Brooksville Council member Lara Bradburn is also a member of the MPO for transportation planning, and she said Tuesday that she fears budget cuts for public transit will mean more spending for other transit services.  Bradburn says cutting bus service in half will lead to more calls for para-Transit and transportation disadvantaged services which are funded separately from THE Bus.  She questioned just how much will be saved by reducing the bus schedule so the public transit runs only once in two hours.  Several speakers on the subject differed on transit priorities, with two decrying the expense of public transit in a county the size of Hernando, while others complained that cutting schedules would make bus service too inconvenient for its riders.

MPO STAFF DEFENDS FUNDING OF BIKE TRAIL PROJECT

In other action, the MPO went through five public hearings with no public input at all, as they re-aligned some spending priorities for long range transportation planning and defended use of federal stimulus money for resurfacing the Suncoast bike trail.  The $1.2 million could only be used on ready-to -go projects, and the trail parallel to the Parkway was ten years old and in need of preventive maintenance.  The action didn't make Brooksville representative Lara Bradburn happy, since she wanted to see stimulus money allocated to the Good Nieghbor Trail but was told it didn't meet the federal criteria because of a lack of right of way and ready-to-go plans.
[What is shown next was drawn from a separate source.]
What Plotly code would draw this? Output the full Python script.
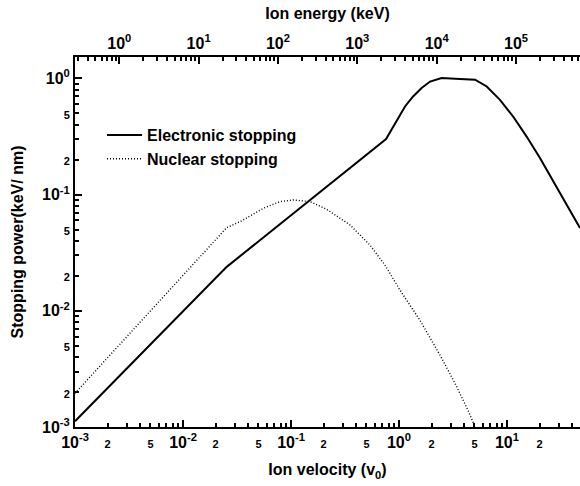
import plotly.graph_objects as go
import math

# ---- data ----
v_elec = [0.001, 0.0254, 0.759, 0.843, 0.953, 1.137, 1.35, 1.62, 1.94, 2.48, 3.67, 5.06, 6.49, 8.61, 11.4, 15.2, 20.2, 47.4]
s_elec = [1.12e-3, 0.0239, 0.301, 0.354, 0.44, 0.574, 0.70, 0.826, 0.94, 1.01, 0.99, 0.975, 0.853, 0.655, 0.47, 0.316, 0.207, 0.0516]

v_nuc = [0.001, 0.0254, 0.0337, 0.0555, 0.0791, 0.105, 0.150, 0.214, 0.352, 0.538, 0.741, 1.02, 1.56, 2.40, 3.30, 4.36, 5.06]
s_nuc = [1.95e-3, 0.052, 0.0585, 0.0764, 0.0871, 0.090, 0.0871, 0.0748, 0.0548, 0.0368, 0.0248, 0.0151, 0.00832, 0.00415, 0.00238, 0.00139, 0.0010]

series_names = ["Electronic stopping", "Nuclear stopping"]

x_major = [1e-3, 1e-2, 1e-1, 1e0, 1e1]
x_major_text = ["10<sup>-3</sup>", "10<sup>-2</sup>", "10<sup>-1</sup>", "10<sup>0</sup>", "10<sup>1</sup>"]
x_sub = [2e-3, 5e-3, 2e-2, 5e-2, 2e-1, 5e-1, 2, 5, 20]
y_major = [1e-3, 1e-2, 1e-1, 1e0]
y_major_text = ["10<sup>-3</sup>", "10<sup>-2</sup>", "10<sup>-1</sup>", "10<sup>0</sup>"]
y_sub = [2e-3, 5e-3, 2e-2, 5e-2, 2e-1, 5e-1]
e_major = [1, 10, 100, 1e3, 1e4, 1e5]
e_major_text = ["10<sup>0</sup>", "10<sup>1</sup>", "10<sup>2</sup>", "10<sup>3</sup>", "10<sup>4</sup>", "10<sup>5</sup>"]

X_RANGE = [-3, 1.676]
Y_RANGE = [-3, 0.1845]
E_RANGE = [-0.558, 5.806]

FONT = "Liberation Sans, Arial, sans-serif"


def sub_label(v):
    m = round(v / 10 ** math.floor(math.log10(v) + 1e-9))
    return f"<span style='font-size:11px'>{m}</span>"


def minors(lo, hi, skip=()):
    out = []
    for d in range(math.floor(lo) - 1, math.ceil(hi) + 1):
        for m in range(2, 10):
            if m in skip:
                continue
            val = m * 10 ** d
            if lo <= math.log10(val) <= hi:
                out.append(val)
    return out


fig = go.Figure()
fig.add_trace(go.Scatter(x=v_elec, y=s_elec, mode="lines", name=series_names[0],
                         line=dict(color="black", width=2)))
fig.add_trace(go.Scatter(x=v_nuc, y=s_nuc, mode="lines", name=series_names[1],
                         line=dict(color="black", width=1.4, dash="1px,2px")))
# invisible helpers so the extra axes are drawn
fig.add_trace(go.Scatter(x=e_major, y=[0.01] * len(e_major), xaxis="x2", yaxis="y", mode="lines",
                         line=dict(width=0), opacity=0, showlegend=False, hoverinfo="skip"))
fig.add_trace(go.Scatter(x=v_elec, y=s_elec, xaxis="x3", yaxis="y3", mode="lines",
                         line=dict(width=0), opacity=0, showlegend=False, hoverinfo="skip"))

tickfont = dict(family=FONT, size=16, color="black", weight="bold")
titlefont = dict(family=FONT, size=16, color="black", weight="bold")

fig.update_layout(
    width=580, height=486,
    margin=dict(l=75, r=0, t=57, b=59, autoexpand=False),
    paper_bgcolor="white", plot_bgcolor="white",
    font=dict(family=FONT, color="black"),
    showlegend=True,
    legend=dict(x=0.0535, y=0.835, xanchor="left", yanchor="top",
                font=dict(family=FONT, size=16, color="black", weight="bold"),
                bgcolor="rgba(0,0,0,0)", itemwidth=35, tracegroupgap=0),
    xaxis=dict(type="log", range=X_RANGE, showgrid=False, zeroline=False,
               showline=True, linewidth=2, linecolor="black",
               tickmode="array", tickvals=x_major + x_sub,
               ticktext=x_major_text + [sub_label(v) for v in x_sub],
               ticks="inside", ticklen=4, tickwidth=1.5, tickcolor="black",
               tickfont=tickfont,
               minor=dict(tickmode="array", tickvals=minors(*X_RANGE, skip=(2, 5)),
                          ticks="inside", ticklen=4, tickwidth=1.5, tickcolor="black"),
               title=dict(text="Ion velocity (v<sub>0</sub>)", font=titlefont, standoff=14),
               automargin=False),
    xaxis3=dict(type="log", range=X_RANGE, overlaying="x", side="bottom", anchor="y",
                showgrid=False, zeroline=False, showline=False,
                tickmode="array", tickvals=x_major, showticklabels=False,
                ticks="inside", ticklen=7, tickwidth=2, tickcolor="black", automargin=False),
    xaxis2=dict(type="log", range=E_RANGE, overlaying="x", side="top", anchor="y",
                showgrid=False, zeroline=False, showline=True, linewidth=2, linecolor="black",
                tickmode="array", tickvals=e_major, ticktext=e_major_text,
                ticks="inside", ticklen=7, tickwidth=2, tickcolor="black",
                tickfont=tickfont,
                minor=dict(tickmode="array", tickvals=minors(*E_RANGE),
                           ticks="inside", ticklen=4, tickwidth=1.5, tickcolor="black"),
                title=dict(text="Ion energy (keV)", font=titlefont, standoff=8),
                automargin=False),
    yaxis=dict(type="log", range=Y_RANGE, showgrid=False, zeroline=False,
               showline=True, linewidth=2, linecolor="black",
               tickmode="array", tickvals=y_major + y_sub,
               ticktext=y_major_text + [sub_label(v) for v in y_sub],
               ticks="inside", ticklen=4, tickwidth=1.5, tickcolor="black",
               tickfont=tickfont,
               minor=dict(tickmode="array", tickvals=minors(*Y_RANGE, skip=(2, 5)),
                          ticks="inside", ticklen=4, tickwidth=1.5, tickcolor="black"),
               title=dict(text="Stopping power(keV/ nm)", font=titlefont, standoff=14),
               automargin=False),
    yaxis3=dict(type="log", range=Y_RANGE, overlaying="y", side="left", anchor="x",
                showgrid=False, zeroline=False, showline=False,
                tickmode="array", tickvals=y_major, showticklabels=False,
                ticks="inside", ticklen=7, tickwidth=2, tickcolor="black", automargin=False),
)

fig.write_html("out.html")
CAR DEALER'S PROPERTIES IN $6 MILLION FORECLOSURE CASES

 
County clerk's records show two separate foreclosure suits have been filed against the owner of two local car dealerships that closed their doors this year.  One of the suits says Leon Kreisler, his wife Denise, and their company, Hernando Suzuki, owes almost four million dollars now in default for the property on Cortez Boulevard at Wiscon that housed the now-defunct dealership.  A separate Kreisler-controlled company also owned Hernando Mitsubishi on US 19, and the Bank of Florida Tampa Bay is suing for almost $2.2 million claimed in default for that property.  According to the filings, Kreisler personally guaranteed the loans, which called for combined monthly payments of more than $10,000.  The bank says no payments have been made since June, when the two dealerships suddenly closed.


COMMITTEE MEETINGS CANCELED PENDING COUNTY BOARD REVIEW


Druzbick
Hernando County Commissioners may be ready to reconsider their controversial committee system.  The October meetings of the Budget and Finance  and Business and Economic Development Committees were canceled Monday.  Business Development Director Mike McHugh told county administration staff that Business  Committee Chairman John Druzbick "confirmed that we should cancel the meeting scheduled for 10/20 due to the BOCC discussion on the committees scheduled for 10/13."  The committees were set up earlier this year after a brainstorming session with a facilitator.  The committees caused citizen concern from the beginning, with several saying that the five-member County Board was elected to do the work and not to delegate it to committees of two commissioners and three citizens.  One vacancy on the budget committee has gone unfilled since a resignation two months ago, and with confirmation that the committee system may be on the chopping block at the Board's October 13 meeting, it seems unlikely that position will be filled anytime soon.